When it launches cross-company messaging, Slack will add a verification feature in shared channels to ensure that participants are from trusted businesses. Introduced this week at the Slack Frontiers conference, the latest capabilities expand the recently launched Slack Connect feature set.
Slack touts Connect as an eventual email replacement that's free of spam and phishing scams. However, the direct-messaging feature is separate from any shared channel within the service. Employees from different companies can message each other anytime, as long as they are each from a Slack-verified organization, or each company has allowed employees to communicate.
"If you're a preverified organization, you can just connect and start working with that organization," said Steve Wood, vice president of product in Slack's Developer Platform.
Slack won't be the first collaboration app to have direct messaging -- Zoom and Cisco Webex already have that capability.

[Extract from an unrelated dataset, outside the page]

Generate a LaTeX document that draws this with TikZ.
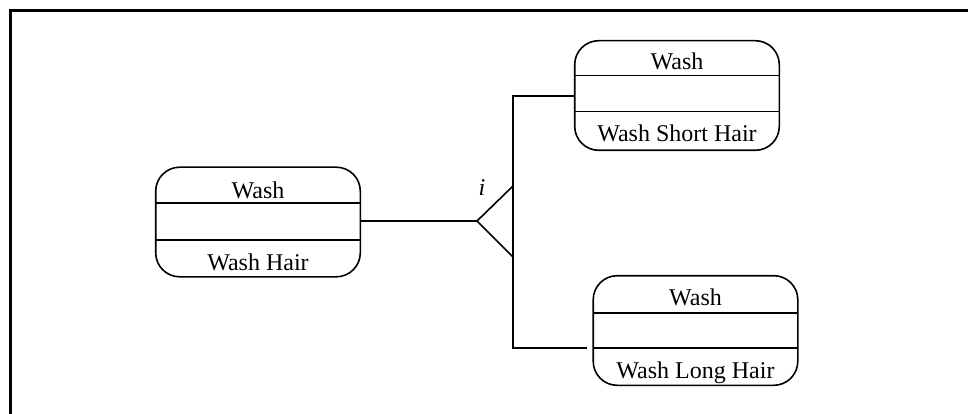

But Slack's service stands out because of its ease of use and workflow integrations, Nemertes Research analyst Irwin Lazar said.
Also set for next year, Slack will add a verification feature that identifies trusted companies with a checkmark, much like Twitter verifies users with a blue checkmark. The capability is a "huge" enhancement for Slack, Lazar said.
Overall, the latest features will help Slack eventually reach its goal of replacing email, at least for some of its customers, Lazar said. "The last reason why you have to switch from Slack to email may go away for a lot of folks," he said.
Slack also previewed at Frontiers video messaging for non-real-time communications and real-time audio channels. Both will be available later this year.
Slack will store the video messages so that people can review them anytime. Wood, who recently joined Slack, said that he finds the feature useful to communicate with members of his team who are unable to attend a meeting.
Slack's audio channel attempts to imitate impromptu office conversations. Users can hop on or off an exchange, as if through a walkie-talkie. According to Wood, the idea is that a channel for live chats is less formal than a call.
"You can just join it and talk to people in a more ad hoc way," Wood said. "It's not so much watercooler stuff; it's more like the conversations that happen opportunistically."
Finally, Slack announced integrating Workflow Builder with PagerDuty, an incident response app, and Zapier, an app that moves information between Slack and other apps. Launched a year ago, Workflow Builder lets people customize Slack with a series of templates instead of code. Slack leads rivals in third-party integrations with more than 1,500 apps available in its directory.